Stable Autonomous Spiral Stair Climbing of Tracked Vehicles Using Wall Reaction Force

In this letter, an autonomous spiral stair climbing method for tracked vehicles using the reaction force from side walls has been proposed. Spiral stairs are one of the most difficult terrains for tracked vehicles because of their asymmetrical ground shape and small turning radius. Tracked vehicles are expected to be used in industrial plant inspection tasks, where robots should navigate on multiple floors by ascending the stairs. Spiral or curved stairs are installed as part of inspection passages for cylindrical facilities, such as boilers, chimneys, or large tanks. Previously, the authors have experimentally demonstrated that the wall-following motion is effective for stabilizing and accelerating spiral stair climbing. However, the complete automation of climbing motion or the analysis of why the same motion is generated even if a disturbance exists in the initial entry angle to the wall should be investigated. In this study, the authors developed an autonomous spiral stair climbing method using the wall reaction force and clarified the applicable limitations of this method using a geometrical model. Autonomous spiral stair climbing is realized by attaching passive wheels on its collision point and automating the motions of main tracks and sub-tracks.
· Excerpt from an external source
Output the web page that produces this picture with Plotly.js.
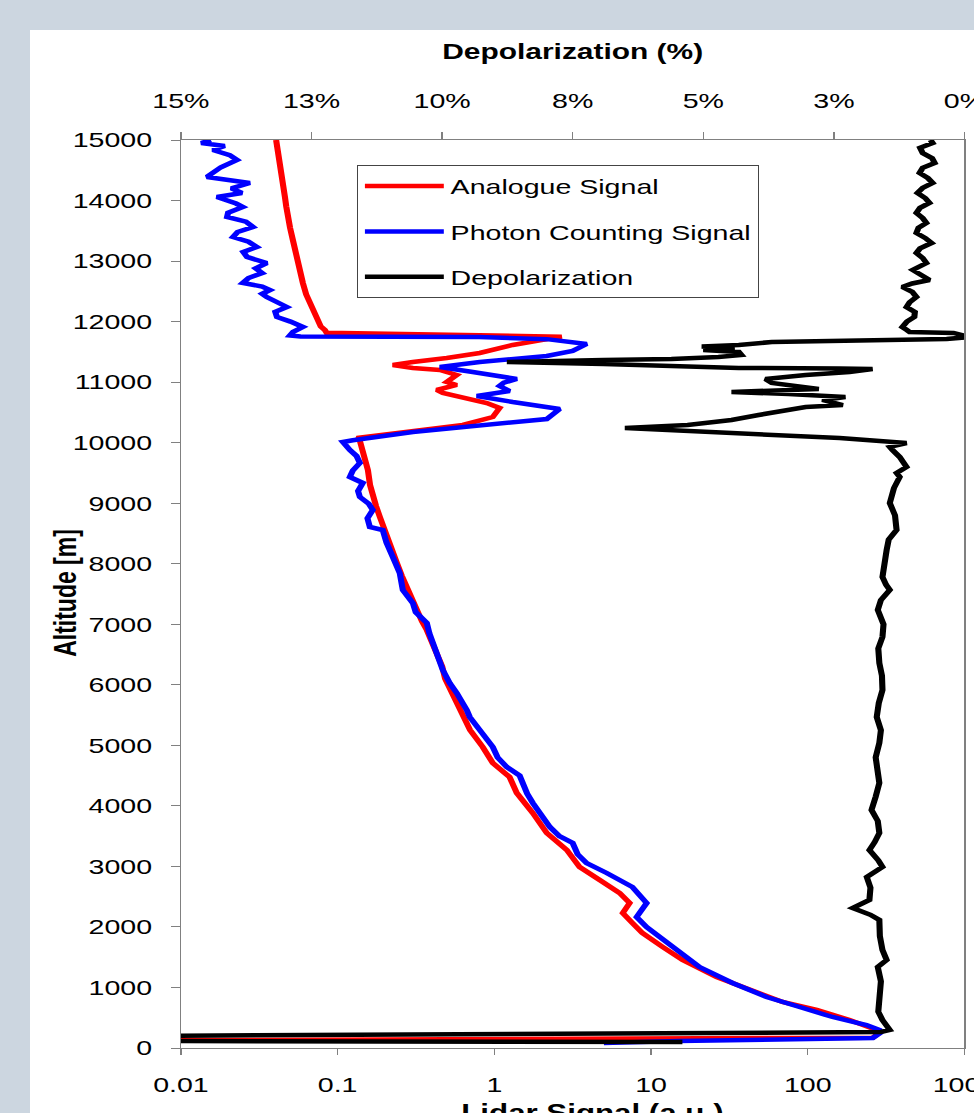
<!DOCTYPE html>
<html>
<head>
<meta charset="utf-8">
<script src="https://cdn.plot.ly/plotly-3.0.1.min.js"></script>
<style>
  html, body { margin: 0; padding: 0; width: 974px; height: 1113px; overflow: hidden; background: #ccd6e0; }
  #panel { position: absolute; left: 30px; top: 30px; width: 944px; height: 1083px; background: #ffffff; }
  #chart { position: absolute; left: 0; top: 0; width: 716px; height: 1113px; transform: scaleX(1.36034); transform-origin: 0 0; }
</style>
</head>
<body>
<div id="panel"></div>
<div id="chart"></div>
<script>
// ---- Data ----
const analogueAlt = [15000,14800,14620,14400,14200,14058,13900,13728,13550,13348,13150,12968,12800,12638,12450,12307,12150,12026,11920,11861,11817,11751,11614,11482,11399,11333,11283,11234,11201,11118,11002,10953,10870,10821,10738,10655,10573,10424,10292,10209,10127,10077,10050,9879,9700,9549,9300,9103,8950,8772,8600,8442,8250,8012,7800,7616,7400,7236,7050,6905,6750,6575,6300,6100,5770,5400,5253,4973,4708,4477,4213,3882,3552,3271,2990,2775,2560,2395,2230,2065,1900,1668,1454,1173,958,760,628,463,297,250,170,140,120];
const analogueVal = [0.0405,0.0418,0.0428,0.0442,0.0452,0.0461,0.0470,0.0481,0.0497,0.0518,0.0537,0.0557,0.0578,0.0600,0.0630,0.0665,0.0700,0.0737,0.0780,0.0829,0.085,2.69,1.31,0.807,0.497,0.302,0.225,0.302,0.449,0.575,0.497,0.575,0.429,0.469,0.629,0.895,1.08,0.977,0.629,0.334,0.206,0.1325,0.138,0.1448,0.150,0.156,0.161,0.1676,0.176,0.186,0.196,0.209,0.222,0.239,0.257,0.276,0.298,0.320,0.345,0.3706,0.395,0.42,0.465,0.485,0.56,0.66,0.70,0.843,0.977,1.25,1.39,1.76,2.16,2.9,3.5,4.7,6.3,7.3,6.6,7.6,8.8,11.9,15.9,26.2,42.5,69,114,185,275,285,260,0.3,0.001];

const photonAlt = [15000,14950,14900,14835,14750,14670,14550,14450,14389,14290,14200,14125,14058,13950,13893,13800,13728,13650,13563,13480,13398,13320,13233,13150,13068,12968,12880,12800,12720,12638,12580,12522,12460,12406,12320,12241,12160,12076,12000,11911,11830,11770,11755,11745,11710,11630,11515,11432,11333,11250,11168,11052,10990,10936,10853,10771,10672,10556,10391,10275,10176,10040,10011,9879,9780,9664,9540,9433,9334,9200,9103,8990,8888,8750,8607,8557,8350,8111,7847,7566,7351,7200,7021,6850,6691,6525,6245,6030,5865,5584,5468,5253,4973,4800,4642,4500,4378,4200,4047,3850,3651,3500,3387,3200,3056,2891,2660,2395,2164,1999,1668,1338,1074,843,677,512,380,297,250,165,116,83];
const photonVal = [0.0155,0.0135,0.019,0.016,0.0205,0.0228,0.018,0.0155,0.01466,0.0275,0.021,0.0245,0.01697,0.0225,0.0248,0.020,0.0197,0.026,0.0288,0.023,0.0215,0.027,0.0305,0.025,0.0264,0.0353,0.030,0.033,0.027,0.0248,0.033,0.037,0.033,0.0353,0.042,0.0474,0.040,0.041,0.050,0.060,0.052,0.0496,0.058,0.8,2.16,3.88,3.16,2.16,0.807,0.449,0.728,1.39,1.15,1.08,1.25,0.773,1.31,2.61,2.16,0.807,0.302,0.125,0.108,0.1196,0.132,0.1386,0.125,0.1196,0.1448,0.135,0.1386,0.158,0.1676,0.155,0.1605,0.194,0.205,0.225,0.249,0.2606,0.302,0.315,0.3706,0.385,0.405,0.429,0.469,0.519,0.575,0.667,0.697,0.807,0.977,1.05,1.2,1.45,1.52,1.62,1.76,2.0,2.26,2.6,3.16,3.4,3.88,5.21,7.6,9.37,8.09,9.37,13.7,20.4,33.1,54.6,88.7,144,237,287,290,260,15,5];

const depolAlt = [15000,14951,14870,14785,14700,14620,14540,14455,14370,14290,14210,14125,14040,13960,13880,13794,13710,13629,13550,13464,13380,13299,13210,13133,13050,12968,12853,12770,12687,12630,12572,12490,12407,12320,12241,12160,12076,12000,11911,11860,11828,11812,11746,11713,11696,11663,11614,11590,11560,11530,11498,11448,11415,11382,11366,11333,11300,11234,11225,11217,11168,11118,11052,10986,10887,10853,10837,10804,10754,10705,10622,10589,10507,10457,10375,10292,10242,10176,10127,10077,9994,9929,9879,9763,9598,9500,9433,9250,9003,8800,8557,8400,8227,8000,7781,7650,7566,7400,7236,7000,6790,6600,6360,6150,5914,5700,5468,5250,5039,4800,4593,4378,4150,3932,3750,3552,3400,3271,3100,2990,2825,2650,2445,2313,2200,2115,1850,1619,1454,1338,1100,793,600,463,297,264,200,190,115,108,99];
const depolVal = [0.65,0.61,0.85,0.80,0.62,0.57,0.80,0.86,0.70,0.61,0.80,0.90,0.75,0.67,0.85,0.92,0.80,0.73,0.88,0.92,0.75,0.63,0.85,0.92,0.80,0.73,0.99,0.85,0.67,1.00,1.19,1.00,0.92,1.05,1.11,0.95,0.96,1.10,1.19,1.10,1.05,0.21,-0.1,0.34,1.76,3.69,4.32,5.03,4.4,5.0,4.32,4.27,4.71,5.61,6.91,8.76,6.91,4.32,2.39,1.76,2.20,3.04,3.81,3.69,2.79,4.32,4.46,3.37,2.28,2.72,2.33,3.04,3.69,3.94,4.46,5.30,6.50,4.97,3.69,2.39,1.11,1.43,1.38,1.24,1.11,1.30,1.24,1.35,1.43,1.33,1.30,1.45,1.49,1.52,1.57,1.50,1.43,1.60,1.66,1.55,1.57,1.65,1.63,1.58,1.57,1.64,1.68,1.60,1.63,1.70,1.68,1.63,1.70,1.78,1.66,1.63,1.72,1.82,1.65,1.57,1.87,1.80,1.82,2.14,1.80,1.63,1.62,1.57,1.49,1.66,1.60,1.63,1.65,1.57,1.43,1.60,15.5,60,60,15.5,5.4];

const signalTickVals = [0.01, 0.1, 1, 10, 100, 1000];
const signalTickText = ['0.01', '0.1', '1', '10', '100', '1000'];
const depolTickVals = [15, 12.5, 10, 7.5, 5, 2.5, 0];
const depolTickText = ['15%', '13%', '10%', '8%', '5%', '3%', '0%'];

const FONT = 'Liberation Sans, Arial, sans-serif';
const LW = 4.5;

const traces = [
  { name: 'Analogue Signal', x: analogueVal, y: analogueAlt, xaxis: 'x', yaxis: 'y',
    type: 'scatter', mode: 'lines', line: { color: '#ff0000', width: LW }, legendgroup: 'a' },
  { name: 'Photon Counting Signal', x: photonVal, y: photonAlt, xaxis: 'x', yaxis: 'y',
    type: 'scatter', mode: 'lines', line: { color: '#0000ff', width: LW }, legendgroup: 'b' },
  { name: 'Depolarization', x: depolVal, y: depolAlt, xaxis: 'x2', yaxis: 'y',
    type: 'scatter', mode: 'lines', line: { color: '#000000', width: LW }, legendgroup: 'c' }
];

const axisCommon = {
  showgrid: false, zeroline: false, showline: true, linecolor: '#808080', linewidth: 1,
  ticks: 'outside', tickcolor: '#808080', tickwidth: 1, ticklabeloverflow: 'allow',
  tickfont: { family: FONT, size: 21, color: '#000000' }
};

const layout = {
  width: 716, height: 1113,
  margin: { l: 133, r: 7, t: 140, b: 65 },
  paper_bgcolor: 'rgba(0,0,0,0)',
  plot_bgcolor: '#ffffff',
  font: { family: FONT, color: '#000000' },
  showlegend: true,
  legend: {
    x: 0.2244, y: 0.9725, xanchor: 'left', yanchor: 'top',
    bgcolor: '#ffffff', bordercolor: '#444444', borderwidth: 1,
    font: { family: FONT, size: 21, color: '#000000' },
    itemwidth: 58, tracegroupgap: 15, traceorder: 'grouped'
  },
  xaxis: Object.assign({}, axisCommon, {
    type: 'log', range: [-2, 3], side: 'bottom', anchor: 'y',
    tickvals: signalTickVals, ticktext: signalTickText, ticklen: 6, ticklabelstandoff: 12
  }),
  xaxis2: Object.assign({}, axisCommon, {
    overlaying: 'x', side: 'top', anchor: 'y', range: [15, 0],
    tickvals: depolTickVals, ticktext: depolTickText, ticklen: 7, ticklabelstandoff: 16,
    title: { text: 'Depolarization (%)', font: { family: FONT, size: 22, weight: 'bold', color: '#000000' }, standoff: 22 }
  }),
  yaxis: Object.assign({}, axisCommon, {
    range: [0, 15000], dtick: 1000, tick0: 0, tickformat: 'd', mirror: true,
    ticklen: 6, ticklabelstandoff: 10
  }),
  annotations: [
    {
      text: 'Altitude [m]', textangle: -90, xref: 'paper', yref: 'paper',
      x: -0.148, y: 0.501, xanchor: 'center', yanchor: 'middle', showarrow: false,
      font: { family: FONT, size: 23, weight: 'bold', color: '#000000' }
    },
    {
      text: 'Lidar Signal (a.u.)', xref: 'paper', yref: 'paper',
      x: 0.526, y: -0.0555, xanchor: 'center', yanchor: 'top', showarrow: false,
      font: { family: FONT, size: 23, weight: 'bold', color: '#000000' }
    }
  ]
};

Plotly.newPlot('chart', traces, layout, { displayModeBar: false, responsive: false, staticPlot: true });
</script>
</body>
</html>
The geometrical model shows the expected trajectory of the robot on the spiral stairs, which suggests that the robot' s rotation radius converges to a specific value; this is experimentally confirmed by measuring the robot's motion. The wall-following motion of robots is equivalent to human inspectors grasping handrails while climbing stairs. Through collisions with surrounding objects, motion is stabilized and certainty is guaranteed.